The message came through to Langley that the four terrorists were being transferred to the cells in Indiana Avenue. From that point on, State, the CIA, and the Pentagon moved quickly and aggressively.
“We need four clear rows in coach class. Then you’ll have to throw people off the flight. You want to go on flying in and out of the USA, you’ll clear those four rows. If I have to I’ll have the president call Sarkozy right now.”
The Air France agent finally understood that this had nothing to do with tickets, and bookings, and cancellations. Right here was something that looked like a national emergency. And whatever it was these lunatics from the American government wanted, it was obvious they were going to get it. The ticket agent told the CIA official that someone would be back within a few minutes with detailed seat allocations for the flight to Paris.

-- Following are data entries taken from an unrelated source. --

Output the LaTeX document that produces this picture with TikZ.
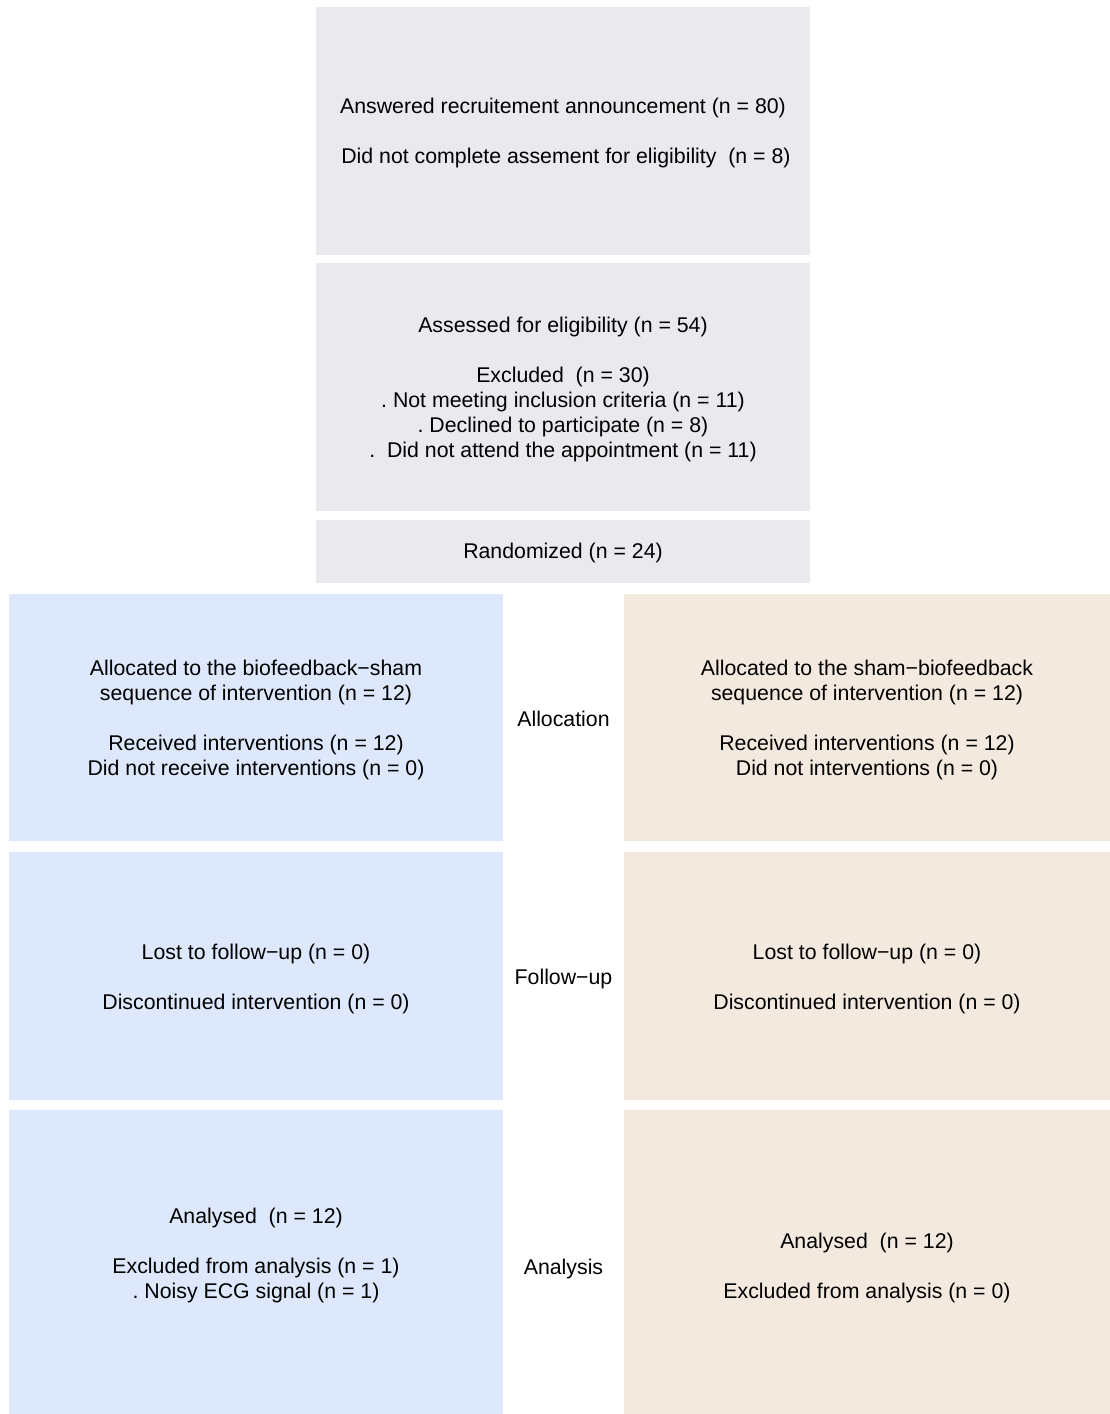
\documentclass[tikz,border=0pt]{standalone}
\usepackage{fontspec}
\setmainfont{Liberation Sans}
\frenchspacing
\usetikzlibrary{calc}
\definecolor{gbox}{HTML}{EAE9EE}
\definecolor{bbox}{HTML}{DDE8FC}
\definecolor{obox}{HTML}{F4E9DF}
\tikzset{
  box/.style={rectangle, draw=none, inner sep=0pt},
  txt/.style={inner sep=0pt, align=center, font=\fontsize{21.3}{25}\selectfont},
  gray box/.style={box, fill=gbox, minimum width=494pt},
  left box/.style={box, fill=bbox, minimum width=494pt},
  right box/.style={box, fill=obox, minimum width=486pt},
}
\begin{document}
\begin{tikzpicture}[x=1pt,y=-1pt]
\useasboundingbox[fill=white] (0,0) rectangle (1110,1414);
\node[gray box, minimum height=248pt] (b1) at (563,131) {};
\node[gray box, minimum height=248pt] (b2) at (563,387) {};
\node[gray box, minimum height=63pt] (b3) at (563,551.5) {};
\node[left box, minimum height=247pt] (L1) at (256,717.5) {};
\node[right box, minimum height=247pt] (R1) at (867,717.5) {};
\node[left box, minimum height=248pt] (L2) at (256,976) {};
\node[right box, minimum height=248pt] (R2) at (867,976) {};
\node[left box, minimum height=304pt] (L3) at (256,1262) {};
\node[right box, minimum height=304pt] (R3) at (867,1262) {};

\node[txt] (b1t) at ([yshift=-2pt]b1.center)
  {Answered recruitement announcement (n = 80)\\[25pt]
   \ Did not complete assement for eligibility\ \ (n = 8)};
\node[txt] (b2t) at ([yshift=-2.5pt]b2.center)
  {Assessed for eligibility (n = 54)\\[25pt]
   Excluded\ \ (n = 30)\\
   . Not meeting inclusion criteria (n = 11)\\
   . Declined to participate (n = 8)\\
   .\ \ Did not attend the appointment (n = 11)};
\node[txt] (b3t) at ([yshift=-1.5pt]b3.center) {Randomized (n = 24)};

\node[txt] (L1t) at ([yshift=-2pt]L1.center)
  {Allocated to the biofeedback−sham\\
   sequence of intervention (n = 12)\\[25pt]
   Received interventions (n = 12)\\
   Did not receive interventions (n = 0)};
\node[txt] (R1t) at ([yshift=-2pt]R1.center)
  {Allocated to the sham−biofeedback\\
   sequence of intervention (n = 12)\\[25pt]
   Received interventions (n = 12)\\
   Did not interventions (n = 0)};

\node[txt] (L2t) at ([yshift=-2.5pt]L2.center)
  {Lost to follow−up (n = 0)\\[25pt]
   Discontinued intervention (n = 0)};
\node[txt] (R2t) at ([yshift=-2.5pt]R2.center)
  {Lost to follow−up (n = 0)\\[25pt]
   Discontinued intervention (n = 0)};

\node[txt] (L3t) at ([yshift=6.5pt]L3.center)
  {Analysed\ \ (n = 12)\\[25pt]
   Excluded from analysis (n = 1)\\
   . Noisy ECG signal (n = 1)};
\node[txt] (R3t) at ([yshift=-6pt]R3.center)
  {Analysed\ \ (n = 12)\\[25pt]
   Excluded from analysis (n = 0)};

\node[txt] (p1) at ([yshift=-1pt]$(L1.east)!0.5!(R1.west)$) {Allocation};
\node[txt] (p2) at ([yshift=-2.5pt]$(L2.east)!0.5!(R2.west)$) {Follow−up};
\node[txt] (p3) at ([yshift=-6.5pt]$(L3.east)!0.5!(R3.west)$) {Analysis};
\end{tikzpicture}
\end{document}
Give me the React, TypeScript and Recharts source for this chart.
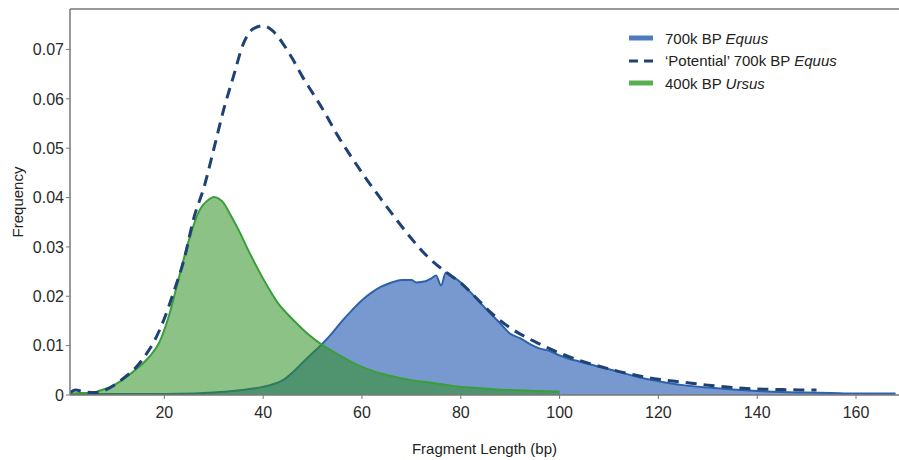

Bob Birmingham himself put in a call to an old friend, General Michel Jobert, commander-in-chief of the French equivalent of the U.S. Navy SEALs. General Jobert’s headquarters was in the outer suburbs of Paris in Taverny, home of France’s Commandement des Operations Speciale (COS).
Jobert answered his private telephone and smiled at the sudden sound of the voice of his old friend and golfing partner Bob Birmingham, who was, so far as Michel was concerned, the most useful man in the United States. “
Bon jour, mon vieux
!” he exclaimed.
“Hey, Michel,” replied the CIA boss. “We need to talk. The U.S. Court of Appeals just liberated all four of those killers from Guantanamo . . . ”
“I know,” interrupted the General.
“You do? It only happened five minutes ago.”
“I knew five minutes ago.”
“I should have guessed. But anyway, we now have the problem of getting these guys out of the USA. They’re going to Pakistan, Dulles to Paris, Air France, then Paris to Karachi, Pakistan International Airlines.”
“And you want me to organize CDG security.”
“Well, I know your slightly hysterical government will take more notice of you than anyone else.”
“You will have an escort on board from Washington to France?”
“Yes, two U.S. marshals, and two of my top guys.”
“Will you keep the prisoners in handcuffs?”
“Well, that’s the point. I don’t think we can, not on a foreign airline in international airspace.”
“Well, why not use a U.S. airline as far as France? That way you can do what you like.”
“So can you . . . ”
“I’m sorry?”
“French customs or immigration could refuse to let them step out onto French soil—then they’d have to come right back to the USA, on their American aircraft, and for us, that is not an option.”
“You mean if they arrive on Air France, we really have to let them out, and then get them back on a foreign airline as fast as possible?”
“Correct. And it has to be PIA because Pakistan is the only nation, so far, which has agreed to accept them.”
“A little co-operation, eh? And the problem goes away.”
“Precisely. But we shall ask for your help in boarding four CIA men on PIA to track the prisoners into Karachi. We’d like to exchange agents at Charles de Gaulle. The first four will return immediately to the United States.”
“Bobby, I will take care of it. I’ll send you an e-mail with a couple of contact phone numbers. But it’s all on one condition . . . ”
“Shoot,” snapped Birmingham.
“You’re not going to assassinate these characters on French soil, nor will you blow up the aircraft?”
“You have my word.”
 
SOMBRE “COUNCILS OF WAR”
were regular in the Mossad’s situation room in the basement of the Israeli embassy on International Drive, Washington NW—as regular as Friday evening prayers for the Shabbat or Rosh Hashanah
.
There was always something, an atrocity, a Muslim rally or demonstration, hundreds of fanatics pledging loudly their support for Hamas or Hezbollah.